─── Dataset extract ───
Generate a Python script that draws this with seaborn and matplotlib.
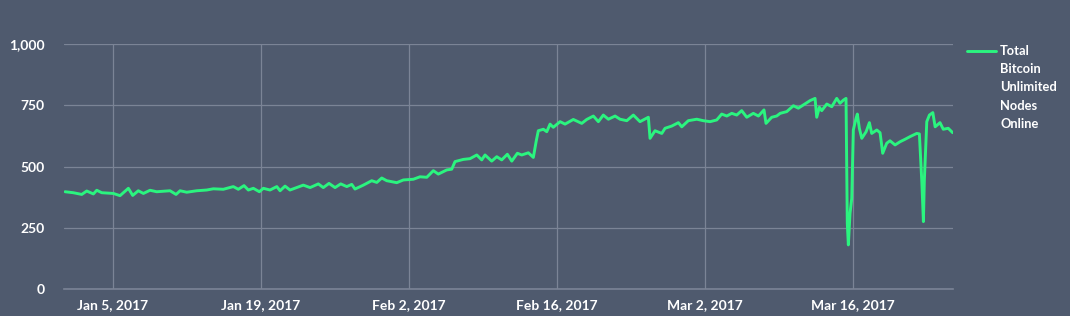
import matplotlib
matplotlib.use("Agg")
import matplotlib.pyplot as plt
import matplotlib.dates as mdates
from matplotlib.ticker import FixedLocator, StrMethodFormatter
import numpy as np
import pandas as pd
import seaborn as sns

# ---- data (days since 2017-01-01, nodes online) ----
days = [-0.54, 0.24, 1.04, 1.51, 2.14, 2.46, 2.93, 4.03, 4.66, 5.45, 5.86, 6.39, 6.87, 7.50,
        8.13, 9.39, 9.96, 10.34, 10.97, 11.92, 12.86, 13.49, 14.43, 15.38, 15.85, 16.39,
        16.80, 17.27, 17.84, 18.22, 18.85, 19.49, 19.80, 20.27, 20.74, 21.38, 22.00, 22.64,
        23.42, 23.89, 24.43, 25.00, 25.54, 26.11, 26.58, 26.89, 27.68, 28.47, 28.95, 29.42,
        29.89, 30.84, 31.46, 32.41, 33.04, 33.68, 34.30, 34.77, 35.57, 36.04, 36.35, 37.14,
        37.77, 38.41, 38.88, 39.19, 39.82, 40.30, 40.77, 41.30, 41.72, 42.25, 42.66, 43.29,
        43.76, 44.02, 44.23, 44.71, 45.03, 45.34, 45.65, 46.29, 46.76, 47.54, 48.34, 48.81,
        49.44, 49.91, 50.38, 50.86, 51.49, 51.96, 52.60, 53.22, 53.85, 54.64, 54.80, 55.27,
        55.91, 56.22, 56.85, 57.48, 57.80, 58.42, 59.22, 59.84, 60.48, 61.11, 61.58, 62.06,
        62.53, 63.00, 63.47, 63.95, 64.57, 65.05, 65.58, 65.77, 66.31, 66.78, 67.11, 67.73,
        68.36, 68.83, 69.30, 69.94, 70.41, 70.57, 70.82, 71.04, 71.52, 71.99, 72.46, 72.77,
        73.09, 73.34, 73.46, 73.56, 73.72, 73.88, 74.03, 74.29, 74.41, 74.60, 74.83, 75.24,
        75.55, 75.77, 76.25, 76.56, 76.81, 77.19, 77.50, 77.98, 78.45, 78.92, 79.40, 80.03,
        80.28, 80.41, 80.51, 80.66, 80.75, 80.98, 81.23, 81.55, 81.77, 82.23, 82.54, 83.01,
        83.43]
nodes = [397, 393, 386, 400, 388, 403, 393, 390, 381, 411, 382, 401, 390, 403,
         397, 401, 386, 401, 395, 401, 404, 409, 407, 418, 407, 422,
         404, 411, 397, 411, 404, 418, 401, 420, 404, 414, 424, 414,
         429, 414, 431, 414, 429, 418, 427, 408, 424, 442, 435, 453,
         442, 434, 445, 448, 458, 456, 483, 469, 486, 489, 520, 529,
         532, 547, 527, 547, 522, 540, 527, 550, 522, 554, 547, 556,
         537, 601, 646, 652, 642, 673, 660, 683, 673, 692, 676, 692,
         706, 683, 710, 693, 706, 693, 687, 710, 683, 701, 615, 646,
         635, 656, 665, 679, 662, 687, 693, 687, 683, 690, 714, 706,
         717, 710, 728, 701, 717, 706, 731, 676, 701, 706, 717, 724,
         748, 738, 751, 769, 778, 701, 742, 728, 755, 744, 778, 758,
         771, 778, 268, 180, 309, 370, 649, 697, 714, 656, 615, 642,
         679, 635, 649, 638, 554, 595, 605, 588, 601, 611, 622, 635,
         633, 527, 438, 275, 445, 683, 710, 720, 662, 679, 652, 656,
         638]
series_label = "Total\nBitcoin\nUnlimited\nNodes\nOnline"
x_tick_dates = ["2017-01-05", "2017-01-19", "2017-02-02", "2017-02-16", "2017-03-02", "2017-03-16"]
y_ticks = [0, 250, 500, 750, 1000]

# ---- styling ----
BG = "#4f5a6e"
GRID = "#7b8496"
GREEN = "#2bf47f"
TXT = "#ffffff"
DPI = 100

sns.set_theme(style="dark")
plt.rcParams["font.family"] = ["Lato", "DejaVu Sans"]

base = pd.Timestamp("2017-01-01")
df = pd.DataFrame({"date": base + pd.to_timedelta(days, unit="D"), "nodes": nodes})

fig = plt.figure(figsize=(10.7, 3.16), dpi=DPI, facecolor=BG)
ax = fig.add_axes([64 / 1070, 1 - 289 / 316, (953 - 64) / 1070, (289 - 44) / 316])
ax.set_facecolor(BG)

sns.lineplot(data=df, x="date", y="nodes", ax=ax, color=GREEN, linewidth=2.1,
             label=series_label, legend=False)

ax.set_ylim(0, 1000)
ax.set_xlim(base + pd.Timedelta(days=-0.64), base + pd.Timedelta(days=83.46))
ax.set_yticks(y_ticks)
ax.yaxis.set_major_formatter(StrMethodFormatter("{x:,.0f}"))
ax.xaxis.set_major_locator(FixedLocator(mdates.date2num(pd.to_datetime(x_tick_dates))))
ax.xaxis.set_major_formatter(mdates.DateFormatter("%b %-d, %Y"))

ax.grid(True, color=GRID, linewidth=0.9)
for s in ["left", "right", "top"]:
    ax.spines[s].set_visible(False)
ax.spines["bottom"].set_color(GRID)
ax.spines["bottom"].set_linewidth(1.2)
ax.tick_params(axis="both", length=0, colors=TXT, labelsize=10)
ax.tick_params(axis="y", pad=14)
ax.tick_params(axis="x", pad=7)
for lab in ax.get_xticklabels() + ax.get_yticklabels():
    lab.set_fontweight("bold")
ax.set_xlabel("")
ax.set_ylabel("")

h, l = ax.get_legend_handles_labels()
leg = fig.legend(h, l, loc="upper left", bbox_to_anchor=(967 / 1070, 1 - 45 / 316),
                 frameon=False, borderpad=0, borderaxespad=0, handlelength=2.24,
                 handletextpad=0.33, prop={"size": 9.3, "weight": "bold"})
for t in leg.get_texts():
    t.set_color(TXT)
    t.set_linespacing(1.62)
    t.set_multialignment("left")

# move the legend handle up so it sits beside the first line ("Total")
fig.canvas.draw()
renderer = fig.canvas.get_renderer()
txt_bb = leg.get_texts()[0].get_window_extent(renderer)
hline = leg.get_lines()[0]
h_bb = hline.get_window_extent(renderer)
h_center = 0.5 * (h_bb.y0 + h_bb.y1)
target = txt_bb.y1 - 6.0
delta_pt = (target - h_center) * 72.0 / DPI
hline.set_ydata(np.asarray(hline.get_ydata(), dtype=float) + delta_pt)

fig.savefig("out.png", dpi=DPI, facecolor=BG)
───
## What the task asks:
Repeat only the lines from the beginning of the material through the line containing "import seaborn as sns", both ends kept, leaving pictures out.

## Output for this exercise:
Generate a Python script that draws this with seaborn and matplotlib.
import matplotlib
matplotlib.use("Agg")
import matplotlib.pyplot as plt
import matplotlib.dates as mdates
from matplotlib.ticker import FixedLocator, StrMethodFormatter
import numpy as np
import pandas as pd
import seaborn as sns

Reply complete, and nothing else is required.